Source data
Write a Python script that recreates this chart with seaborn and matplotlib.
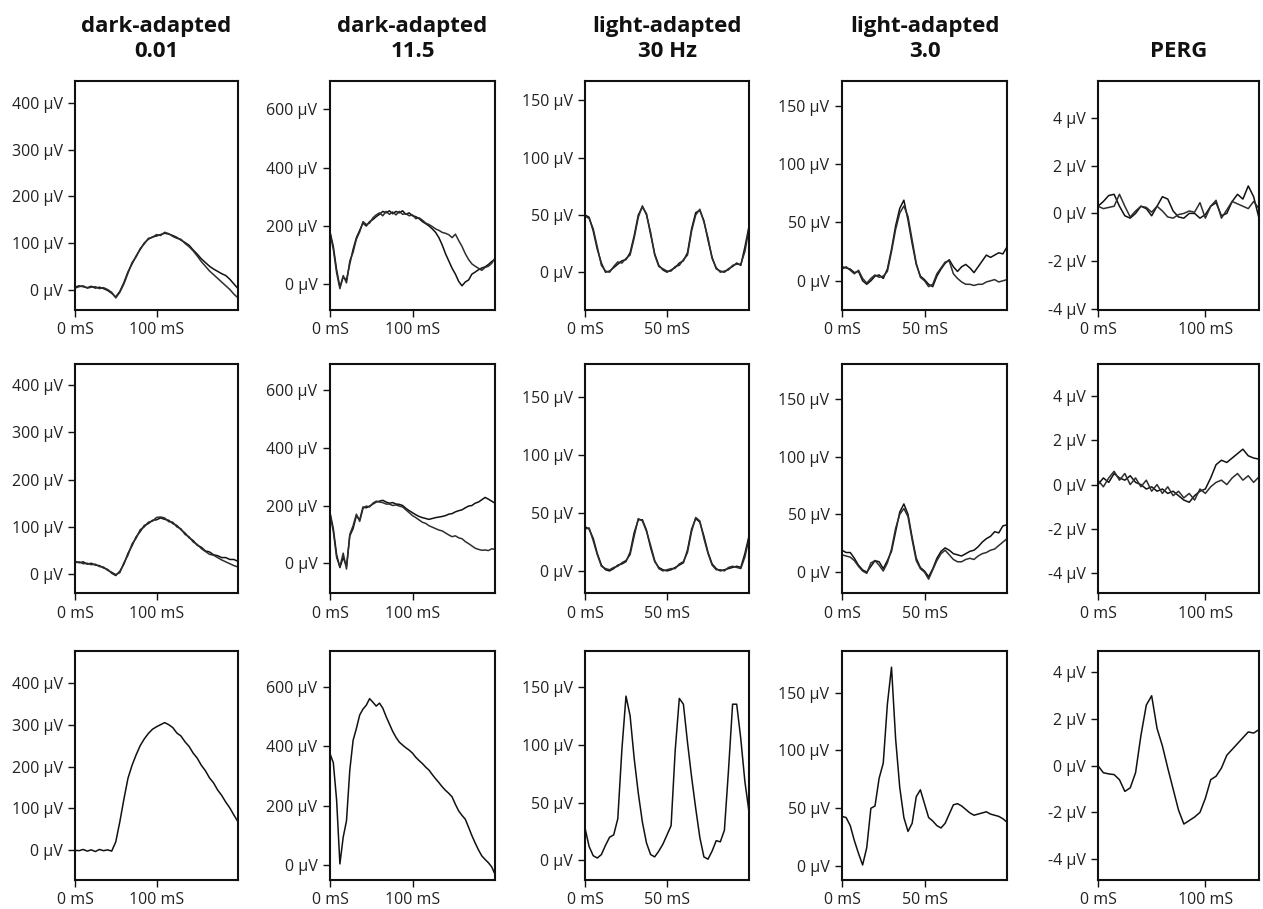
import matplotlib
matplotlib.use("Agg")
import matplotlib.pyplot as plt
import seaborn as sns

sns.set_theme(style="ticks")
plt.rcParams['font.family'] = ['Open Sans', 'DejaVu Sans']

# ---------------- data ----------------
TITLES = ["dark-adapted\n0.01", "dark-adapted\n11.5", "light-adapted\n30 Hz",
          "light-adapted\n3.0", "PERG"]

# sample times (ms)
T_DA001 = [0, 5, 10, 15, 20, 25, 30, 35, 40, 45, 50, 55, 60, 65, 70, 75, 80, 85, 90, 95,
           100, 105, 110, 115, 120, 125, 130, 135, 140, 145, 150, 155, 160, 165, 170, 175,
           180, 185, 190, 195, 200]
T_DA115 = [0, 4, 8, 12, 16, 20, 24, 28, 32, 36, 40, 44, 48, 52, 56, 60, 64, 68, 72, 76,
           80, 84, 88, 92, 96, 100, 104, 108, 112, 116, 120, 124, 128, 132, 136, 140, 144,
           148, 152, 156, 160, 164, 168, 172, 176, 180, 184, 188, 192, 196, 200]
T_LA = [0, 2.5, 5, 7.5, 10, 12.5, 15, 17.5, 20, 22.5, 25, 27.5, 30, 32.5, 35, 37.5, 40,
        42.5, 45, 47.5, 50, 52.5, 55, 57.5, 60, 62.5, 65, 67.5, 70, 72.5, 75, 77.5, 80,
        82.5, 85, 87.5, 90, 92.5, 95, 97.5, 100]
T_PERG = [0, 5, 10, 15, 20, 25, 30, 35, 40, 45, 50, 55, 60, 65, 70, 75, 80, 85, 90, 95,
          100, 105, 110, 115, 120, 125, 130, 135, 140, 145, 150]

# dark-adapted 0.01 (uV)
DA001_R1_A = [5, 8, 6, 4, 7, 3, 5, 2, -2, -8, -16, -4, 15, 38, 55, 72, 86, 100, 108, 113,
              115, 118, 121, 119, 116, 112, 106, 101, 95, 85, 76, 66, 58, 50, 44, 39, 34,
              30, 22, 12, 2]
DA001_R1_B = [3, 6, 8, 3, 5, 6, 2, 4, 0, -6, -18, -6, 12, 35, 58, 70, 88, 98, 110, 112,
              118, 116, 123, 120, 114, 110, 108, 99, 92, 83, 72, 60, 50, 40, 32, 24, 16,
              8, 0, -10, -18]
DA001_R2_A = [27, 24, 26, 21, 23, 19, 18, 13, 10, 2, -3, 6, 21, 44, 60, 79, 90, 103, 107,
              114, 115, 119, 116, 114, 107, 103, 94, 87, 77, 71, 61, 57, 49, 47, 41, 39,
              35, 35, 31, 31, 27]
DA001_R2_B = [24, 26, 22, 23, 20, 21, 16, 15, 8, 4, -1, 3, 24, 40, 64, 76, 94, 100, 110,
              112, 120, 121, 119, 111, 110, 100, 96, 84, 79, 68, 63, 54, 48, 42, 40, 35,
              30, 26, 22, 18, 15]
DA001_R3 = [0, -1, 2, -2, 1, -3, 2, -1, 1, -2, 20, 68, 122, 172, 203, 228, 250, 266, 279,
            289, 295, 300, 305, 300, 293, 280, 273, 259, 248, 232, 220, 203, 190, 173, 161,
            144, 131, 115, 101, 84, 68]

# dark-adapted 11.5 (uV)
DA115_R1_A = [180, 130, 50, -10, 25, 15, 70, 120, 160, 185, 210, 200, 215, 222, 232, 240,
              250, 245, 252, 242, 250, 245, 252, 240, 245, 235, 232, 225, 215, 208, 200,
              190, 178, 160, 135, 105, 80, 55, 35, 10, -5, 8, 15, 35, 42, 50, 56, 60, 68,
              78, 86]
DA115_R1_B = [175, 120, 40, -15, 30, 5, 80, 110, 155, 180, 215, 205, 210, 228, 238, 245,
              235, 250, 240, 248, 238, 250, 240, 242, 235, 238, 225, 228, 220, 210, 205,
              198, 190, 185, 178, 175, 170, 160, 172, 150, 130, 105, 85, 70, 62, 55, 48,
              58, 62, 72, 90]
DA115_R2_A = [175, 120, 30, -15, 20, -10, 95, 120, 165, 150, 195, 192, 198, 205, 212, 215,
              218, 212, 208, 210, 205, 204, 200, 190, 182, 175, 168, 162, 158, 155, 152,
              155, 158, 160, 162, 165, 170, 172, 178, 182, 185, 192, 198, 200, 208, 212,
              220, 228, 222, 215, 208]
DA115_R2_B = [170, 110, 20, -12, 35, -20, 100, 130, 170, 145, 190, 198, 195, 208, 215, 212,
              210, 205, 205, 200, 202, 198, 195, 185, 175, 165, 158, 150, 142, 138, 130,
              125, 120, 115, 112, 105, 98, 92, 95, 88, 85, 75, 68, 60, 52, 48, 45, 46, 44,
              50, 48]
DA115_R3 = [375, 345, 220, 5, 95, 150, 320, 420, 460, 505, 525, 538, 560, 548, 535, 545,
            528, 500, 475, 450, 430, 414, 404, 395, 387, 377, 363, 352, 342, 330, 320, 305,
            291, 278, 264, 252, 242, 230, 205, 183, 168, 155, 128, 100, 75, 52, 32, 20, 9,
            -5, -30]

# light-adapted 30 Hz (uV)
LA30_R1_A = [50, 48, 36, 20, 8, 0, 1, 4, 7, 10, 11, 17, 32, 50, 57, 51, 33, 16, 6, 2, 0,
             2, 4, 8, 10, 17, 38, 52, 54, 45, 28, 13, 3, 1, 0, 3, 5, 8, 6, 22, 40]
LA30_R1_B = [49, 47, 38, 22, 6, 1, 0, 5, 9, 8, 12, 15, 30, 48, 58, 50, 35, 15, 5, 3, 1, 1,
             5, 6, 11, 15, 36, 50, 55, 44, 30, 12, 4, 0, 1, 2, 6, 7, 7, 18, 38]
LA30_R2_A = [38, 36, 28, 15, 5, 1, 0, 2, 5, 6, 8, 16, 33, 44, 44, 35, 20, 8, 3, 1, 0, 1,
             3, 5, 7, 18, 36, 45, 42, 30, 16, 6, 2, 0, 1, 2, 3, 4, 3, 15, 30]
LA30_R2_B = [36, 37, 26, 14, 4, 2, 1, 3, 4, 7, 9, 14, 30, 45, 43, 34, 22, 9, 2, 0, 1, 2, 2,
             6, 8, 16, 34, 46, 43, 28, 15, 5, 1, 1, 0, 3, 4, 3, 2, 12, 28]
LA30_R3 = [28, 12, 4, 2, 5, 13, 20, 22, 36, 96, 142, 125, 88, 58, 33, 15, 5, 3, 8, 14, 22,
           30, 95, 140, 135, 102, 72, 45, 20, 3, 1, 8, 17, 16, 26, 78, 135, 135, 105, 68, 42]

# light-adapted 3.0 (uV)
LA3_R1_A = [12, 11, 10, 7, 8, 0, -3, 0, 4, 5, 2, 10, 27, 47, 62, 69, 52, 32, 14, 4, 1, -3,
            -5, 4, 10, 15, 18, 12, 8, 12, 14, 11, 7, 12, 17, 22, 20, 22, 24, 23, 29]
LA3_R1_B = [10, 12, 9, 6, 9, 2, -2, 2, 5, 3, 4, 8, 25, 44, 58, 64, 55, 35, 15, 3, 0, -5,
            -3, 6, 11, 16, 17, 6, 2, -1, -3, -3, -4, -3, -3, -1, 0, 1, -1, 0, 1]
LA3_R2_A = [19, 17, 17, 12, 6, 2, 0, 5, 10, 9, 3, 10, 18, 35, 52, 59, 50, 30, 12, 4, 1, -4,
            3, 12, 18, 21, 19, 16, 15, 14, 16, 18, 19, 22, 26, 29, 31, 35, 34, 40, 41]
LA3_R2_B = [15, 14, 13, 10, 5, 1, -1, 8, 10, 6, 1, 8, 20, 38, 50, 55, 48, 28, 10, 3, 0, -6,
            2, 10, 16, 19, 15, 11, 9, 9, 11, 12, 11, 14, 16, 17, 19, 20, 23, 26, 29]
LA3_R3 = [43, 42, 35, 22, 11, 1, 16, 50, 52, 76, 89, 140, 172, 110, 68, 42, 30, 37, 60, 66,
          54, 42, 39, 35, 33, 37, 45, 53, 54, 52, 49, 46, 44, 45, 46, 47, 45, 44, 43, 41, 38]

# PERG (uV)
PERG_R1_A = [0.3, 0.5, 0.75, 0.8, 0.3, -0.1, -0.2, 0.0, 0.3, 0.2, -0.1, 0.3, 0.7, 0.6, 0.1,
             -0.15, -0.2, 0.0, 0.0, -0.2, -0.05, 0.3, 0.45, -0.1, 0.0, 0.5, 0.8, 0.6, 1.15,
             0.7, -0.2]
PERG_R1_B = [0.3, 0.2, 0.25, 0.3, 0.8, 0.3, -0.15, 0.1, 0.3, 0.25, 0.05, 0.3, 0.1, -0.15,
             -0.2, -0.05, 0.0, 0.1, 0.05, 0.45, -0.2, 0.3, 0.55, -0.2, 0.15, 0.5, 0.4, 0.3,
             0.2, 0.5, 0.2]
PERG_R2_A = [0.0, 0.3, 0.1, 0.5, 0.3, 0.2, 0.4, 0.1, 0.0, -0.2, -0.1, -0.3, -0.2, -0.4,
             -0.3, -0.5, -0.7, -0.8, -0.5, -0.3, -0.2, 0.3, 0.9, 1.1, 1.0, 1.2, 1.4, 1.6,
             1.3, 1.2, 1.15]
PERG_R2_B = [0.2, -0.1, 0.3, 0.6, 0.2, 0.5, 0.0, 0.3, -0.1, 0.2, -0.3, 0.0, -0.4, -0.1,
             -0.5, -0.3, -0.6, -0.4, -0.7, -0.2, -0.4, -0.1, 0.1, 0.2, 0.0, 0.3, 0.5, 0.2,
             0.4, 0.1, 0.35]
PERG_R3 = [0.0, -0.3, -0.35, -0.38, -0.6, -1.1, -0.95, -0.3, 1.3, 2.6, 3.0, 1.6, 0.85, -0.1,
           -1.0, -1.9, -2.5, -2.35, -2.2, -2.0, -1.4, -0.6, -0.45, -0.1, 0.45, 0.7, 0.95,
           1.2, 1.45, 1.4, 1.55]

COL_TIME = [T_DA001, T_DA115, T_LA, T_LA, T_PERG]
TRACES = [
    [[DA001_R1_A, DA001_R1_B], [DA115_R1_A, DA115_R1_B], [LA30_R1_A, LA30_R1_B],
     [LA3_R1_A, LA3_R1_B], [PERG_R1_A, PERG_R1_B]],
    [[DA001_R2_A, DA001_R2_B], [DA115_R2_A, DA115_R2_B], [LA30_R2_A, LA30_R2_B],
     [LA3_R2_A, LA3_R2_B], [PERG_R2_A, PERG_R2_B]],
    [[DA001_R3], [DA115_R3], [LA30_R3], [LA3_R3], [PERG_R3]],
]

Y_TICKS = [[0, 100, 200, 300, 400], [0, 200, 400, 600], [0, 50, 100, 150],
           [0, 50, 100, 150], [-4, -2, 0, 2, 4]]
X_TICKS = [[0, 100], [0, 100], [0, 50], [0, 50], [0, 100]]
X_LIMS = [(0, 200), (0, 200), (0, 100), (0, 100), (0, 150)]
Y_LIMS = [
    [(-44, 448), (-88, 697), (-33, 167), (-25, 171), (-4.05, 5.55)],
    [(-40, 445), (-103, 690), (-19, 178), (-18, 180), (-4.9, 5.45)],
    [(-71, 476), (-49, 720), (-17, 181), (-12, 186), (-4.9, 4.92)],
]

# ---------------- layout ----------------
W, H = 1263, 909
COL_LEFT = [75, 330, 585, 842, 1098]
COL_W = [163, 165, 164, 165, 161]
ROW_TOP = [81, 364, 651]
ROW_H = [229, 229, 229]

fig = plt.figure(figsize=(W / 100, H / 100), dpi=100, facecolor="white")

LINE_COLORS = ["#111111", "#2e2e2e"]

for r in range(3):
    for c in range(5):
        l, w = COL_LEFT[c], COL_W[c]
        t, h = ROW_TOP[r], ROW_H[r]
        ax = fig.add_axes([l / W, 1 - (t + h) / H, w / W, h / H])
        for k, tr in enumerate(TRACES[r][c]):
            sns.lineplot(x=COL_TIME[c], y=tr, ax=ax, color=LINE_COLORS[k],
                         linewidth=1.1, estimator=None)
        ax.set_xlim(*X_LIMS[c])
        ax.set_ylim(*Y_LIMS[r][c])
        ax.set_yticks(Y_TICKS[c])
        ax.set_yticklabels([f"{v} µV" for v in Y_TICKS[c]])
        ax.set_xticks(X_TICKS[c])
        ax.set_xticklabels([f"{v} mS" for v in X_TICKS[c]])
        ax.set_xlabel("")
        ax.set_ylabel("")
        for s in ax.spines.values():
            s.set_visible(True)
            s.set_linewidth(1.5)
            s.set_color("#111111")
        ax.tick_params(axis="both", direction="out", length=5, width=1.0,
                       labelsize=11.5, pad=4, colors="#111111", labelcolor="#222222",
                       top=False, right=False)
        ax.set_facecolor("white")
        if r == 0:
            ax.set_title(TITLES[c], fontsize=16, fontweight="bold", pad=17,
                         linespacing=1.25, color="#111111")

fig.savefig("out.png", dpi=100, facecolor="white")
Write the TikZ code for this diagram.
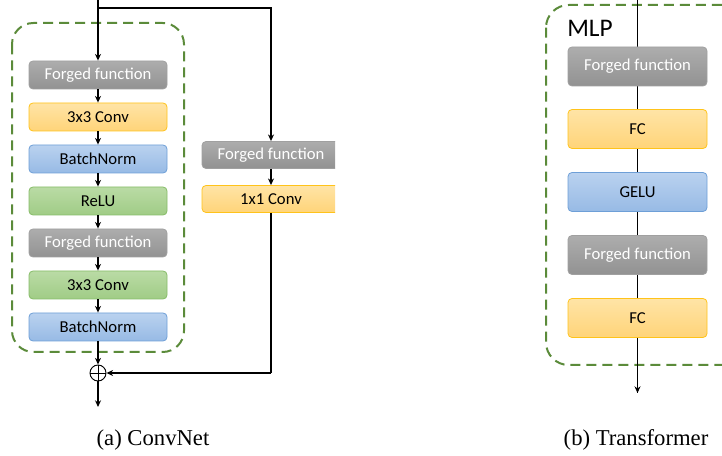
\documentclass[tikz,border=0pt]{standalone}
\usepackage{fontspec}
\setmainfont{Liberation Serif}
\newfontfamily\boxfont{Carlito}
\usetikzlibrary{arrows.meta}
\definecolor{dgreen}{HTML}{5B8B3A}
\definecolor{gtop}{HTML}{ADADAD}
\definecolor{gbot}{HTML}{929292}
\definecolor{gdraw}{HTML}{A0A0A0}
\definecolor{otop}{HTML}{FFE4A6}
\definecolor{obot}{HTML}{FFD479}
\definecolor{odraw}{HTML}{FFC31A}
\definecolor{btop}{HTML}{BAD2EF}
\definecolor{bbot}{HTML}{97BAE5}
\definecolor{bdraw}{HTML}{6E9FD7}
\definecolor{ntop}{HTML}{BADBA5}
\definecolor{nbot}{HTML}{A0CC86}
\definecolor{ndraw}{HTML}{86BC68}
\tikzset{
  blk/.style={rounded corners=3pt, minimum width=138*0.75pt, minimum height=28*0.75pt, inner sep=0pt, font=\boxfont\fontsize{12.5}{14}\selectfont, line width=0.6pt},
  tblk/.style={blk, minimum height=39*0.75pt, minimum width=139*0.75pt},
  grayb/.style={top color=gtop, bottom color=gbot, draw=gdraw, text=white},
  orangeb/.style={top color=otop, bottom color=obot, draw=odraw, text=black},
  blueb/.style={top color=btop, bottom color=bbot, draw=bdraw, text=black},
  greenb/.style={top color=ntop, bottom color=nbot, draw=ndraw, text=black},
  arr/.style={-{Stealth[length=5pt,width=4.5pt]}, line width=1.1pt},
  ln/.style={line width=1.1pt},
  dbox/.style={draw=dgreen, line width=1.5pt, dash pattern=on 7.5pt off 4.5pt, rounded corners=16pt},
  captext/.style={font=\fontsize{17}{20}\selectfont}
}
\begin{document}
\begin{tikzpicture}[x=0.75pt,y=-0.75pt]
\useasboundingbox (0,0) rectangle (722,456);
% ConvNet
\draw[dbox] (12,23) rectangle (184,352);
\node[blk,grayb]   (c1) at (98,75)  {Forged function};
\node[blk,orangeb] (c2) at (98,117) {3x3 Conv};
\node[blk,blueb]   (c3) at (98,159) {BatchNorm};
\node[blk,greenb]  (c4) at (98,201) {ReLU};
\node[blk,grayb]   (c5) at (98,243) {Forged function};
\node[blk,greenb]  (c6) at (98,285) {3x3 Conv};
\node[blk,blueb]   (c7) at (98,327) {BatchNorm};
\begin{scope}
\clip (0,0) rectangle (335,456);
\node[blk,grayb,minimum height=27*0.75pt]   (r1) at (271,155) {Forged function};
\node[blk,orangeb,minimum height=27*0.75pt] (r2) at (271,199) {1x1 Conv};
\end{scope}
\coordinate (top) at (98,0);
\coordinate (split) at (98,8);
\coordinate (bend) at (271,373);
\coordinate (out) at (98,407);
\node[circle, draw, line width=0.7pt, minimum size=16*0.75pt, inner sep=0pt] (plus) at (98,373) {};
\draw[line width=0.7pt] (plus.north) -- (plus.south) (plus.west) -- (plus.east);
\draw[arr] (top) -- (c1);
\draw[arr] (c1) -- (c2);
\draw[arr] (c2) -- (c3);
\draw[arr] (c3) -- (c4);
\draw[arr] (c4) -- (c5);
\draw[arr] (c5) -- (c6);
\draw[arr] (c6) -- (c7);
\draw[arr] (c7) -- (plus);
\draw[arr] (plus) -- (out);
\draw[arr] (split) -| (r1.north);
\draw[arr] (r1) -- (r2);
\draw[ln] (r2.south) -- (bend);
\draw[arr] (bend) -- (plus.east);
\node[captext] (capa) at (153,440) {(a) ConvNet};
% Transformer
\draw[dbox,rounded corners=17pt] (546,5) rectangle (780,365);
\node[anchor=west, font=\boxfont\fontsize{19}{22}\selectfont, inner sep=0pt] (mlp) at (567,28) {MLP};
\coordinate (ttop) at (637.5,0);
\coordinate (tout) at (637.5,393);
\draw[ln] (ttop) -- (tout);
\node[tblk,grayb]   (t1) at (637.5,66.5) {Forged function};
\node[tblk,orangeb] (t2) at (637.5,129) {FC};
\node[tblk,blueb]   (t3) at (637.5,192) {GELU};
\node[tblk,grayb]   (t4) at (637.5,255) {Forged function};
\node[tblk,orangeb] (t5) at (637.5,318) {FC};
\draw[arr] (t5) -- (tout);
\node[captext] (capb) at (636,440) {(b) Transformer};
\end{tikzpicture}
\end{document}
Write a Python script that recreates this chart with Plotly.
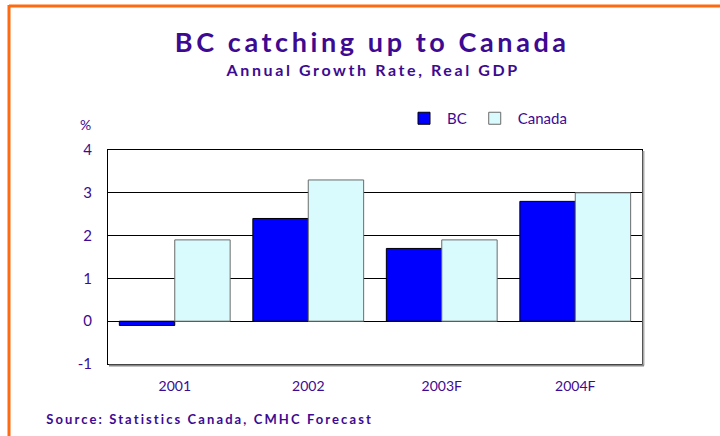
import plotly.graph_objects as go

categories = ["2001", "2002", "2003F", "2004F"]
bc_values = [-0.1, 2.4, 1.7, 2.8]
canada_values = [1.9, 3.3, 1.9, 3.0]
y_ticks = [-1, 0, 1, 2, 3, 4]
y_tick_labels = ["-1", "0", "1", "2", "3", "4"]

W, H = 720, 436
L, R, T, B = 108, 642, 150, 364
PURPLE = "#3d0a91"
FONT = "Lato"

def px(x):
    return (x - L) / (R - L)

def py(y):
    return (B - y) / (B - T)

fig = go.Figure()
fig.add_trace(go.Bar(name="BC", x=categories, y=bc_values,
                     marker=dict(color="#0000ff", line=dict(color="#000000", width=1))))
fig.add_trace(go.Bar(name="Canada", x=categories, y=canada_values,
                     marker=dict(color="#d9fbfd", line=dict(color="#6a6a6a", width=1))))

fig.update_layout(
    width=W, height=H,
    margin=dict(l=L, r=W - R, t=T, b=H - B),
    paper_bgcolor="white", plot_bgcolor="white",
    barmode="group", bargap=0.17, bargroupgap=0,
    font=dict(family=FONT, color=PURPLE, size=15),
    showlegend=True,
    legend=dict(orientation="h", x=px(401), y=py(102), xanchor="left", yanchor="top",
                font=dict(size=15, color=PURPLE), itemwidth=36, traceorder="normal",
                bgcolor="rgba(0,0,0,0)"),
    xaxis=dict(showline=True, linecolor="black", linewidth=1, mirror=True,
               ticks="", tickfont=dict(size=14, color=PURPLE), showgrid=False,
               ticklabelstandoff=9),
    yaxis=dict(range=[-1, 4], tickvals=y_ticks, ticktext=y_tick_labels,
               showline=True, linecolor="black", linewidth=1, mirror=True,
               showgrid=True, gridcolor="black", gridwidth=1,
               zeroline=True, zerolinecolor="black", zerolinewidth=1,
               ticks="", ticklen=0, tickfont=dict(size=15, color=PURPLE),
               ticklabelstandoff=12),
    shapes=[
        dict(type="line", xref="paper", yref="paper", x0=px(9), x1=px(725), y0=py(6), y1=py(6),
             line=dict(color="#ff6a10", width=3), layer="above"),
        dict(type="line", xref="paper", yref="paper", x0=px(9), x1=px(9), y0=py(5), y1=py(445),
             line=dict(color="#ff6a10", width=3), layer="above"),
        dict(type="line", xref="paper", yref="paper", x0=px(R + 1.5), x1=px(R + 1.5), y0=py(T + 1), y1=py(B + 1.5),
             line=dict(color="#aaaaaa", width=2), layer="above"),
        dict(type="line", xref="paper", yref="paper", x0=px(L + 1), x1=px(R + 2), y0=py(B + 1.5), y1=py(B + 1.5),
             line=dict(color="#888888", width=2), layer="above"),
    ],
    annotations=[
        dict(text="<b>BC catching up to Canada</b>", xref="paper", yref="paper",
             x=px(372), y=py(42), xanchor="center", yanchor="middle", showarrow=False,
             font=dict(size=27, color=PURPLE, family=FONT)),
        dict(text="<b>Annual Growth Rate, Real GDP</b>", xref="paper", yref="paper",
             x=px(372), y=py(70), xanchor="center", yanchor="middle", showarrow=False,
             font=dict(size=16, color=PURPLE, family=FONT)),
        dict(text="%", xref="paper", yref="paper",
             x=px(85), y=py(124), xanchor="center", yanchor="middle", showarrow=False,
             font=dict(size=14, color=PURPLE, family=FONT)),
        dict(text="<b>Source: Statistics Canada, CMHC Forecast</b>", xref="paper", yref="paper",
             x=px(209), y=py(419), xanchor="center", yanchor="middle", showarrow=False,
             font=dict(size=13, color=PURPLE, family=FONT)),
    ],
)

post = """
var gd = document.getElementById('{plot_id}');
var sp = {'0': '3.6px', '1': '2.6px', '3': '2.1px'};
gd.querySelectorAll('.annotation').forEach(function(a){
  var i = a.getAttribute('data-index');
  if (sp[i] !== undefined) {
    a.querySelectorAll('text').forEach(function(t){ t.style.letterSpacing = sp[i]; });
  }
});
"""

fig.write_html("out.html", post_script=post)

Work to complete
Copy the records above exactly, from the first line through the line containing "plt.rcParams['font.family'] = ['Open", and leave out the pictures.

Reply to the task
Write a Python script that recreates this chart with seaborn and matplotlib.
import matplotlib
matplotlib.use("Agg")
import matplotlib.pyplot as plt
import seaborn as sns

sns.set_theme(style="ticks")
plt.rcParams['font.family'] = ['Open Sans', 'DejaVu Sans']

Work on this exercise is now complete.